Common to almost all of these food containers — my descriptor — are the simplest of ingredients that make them foldable and bring them to useful life. Flour of some kind, water and/or oil, yeast on occasion, salt, and not much else. Heat to fry or bake before or after they’ve been stuffed with mounds of worldly good tastes.

Checking with friends and fellow travellers who, like me, stick to street stalls for grub on the long global road, there seemed to be a never-ending list of foods that fold, encase, and pack ready for the world’s vacation challenges — the climb up from Kathmandu, the long flight to get there in seat 43C, the lonely bus ride home from Vegas — there’s always a corner in the backpack for a wrap of some kind. At last count, not including common-garden calzones, empanadas and chimis, I had a count of 40 variables, and there are probably scores more. Bammies from Jamaica, barbari bread from Iran, laxoox from Somalia, bolanee from Afghanistan, crepes, of course, from France, and flammkuchen from Germany, to name just a few with innocent beginnings that morph into exotics when they’re oomphed with toppings and stuffings.

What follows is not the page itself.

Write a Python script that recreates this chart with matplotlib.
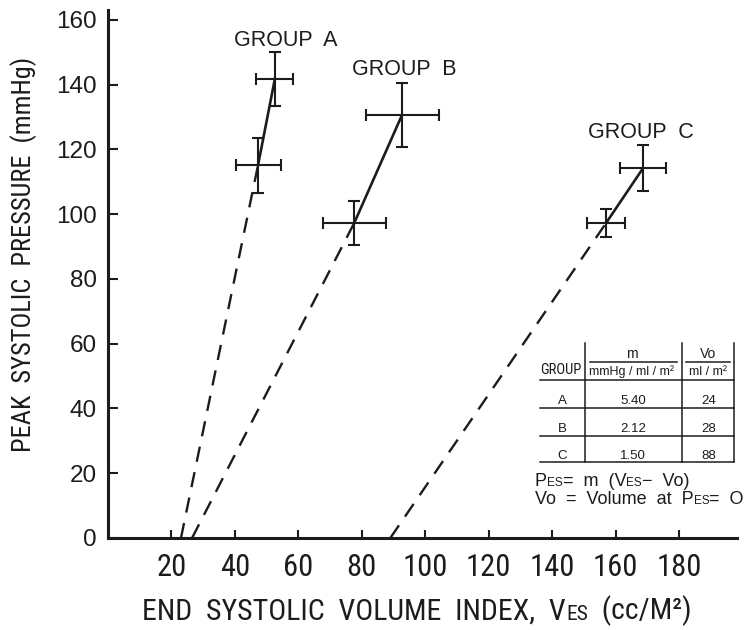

Wraps and their sisters and cousins were foods that happened because they are such a sound, common-sense idea; because they are portable and easy, but mainly because they so potentially delicious. And dare I say it, in these difficult economic times, their folds can encase foods that don’t need to cost a fortune. But tucked inside, all nice and squishy, they are the best of moveable feasts.

And because you knew this was coming? That, dear reader, is a wrap.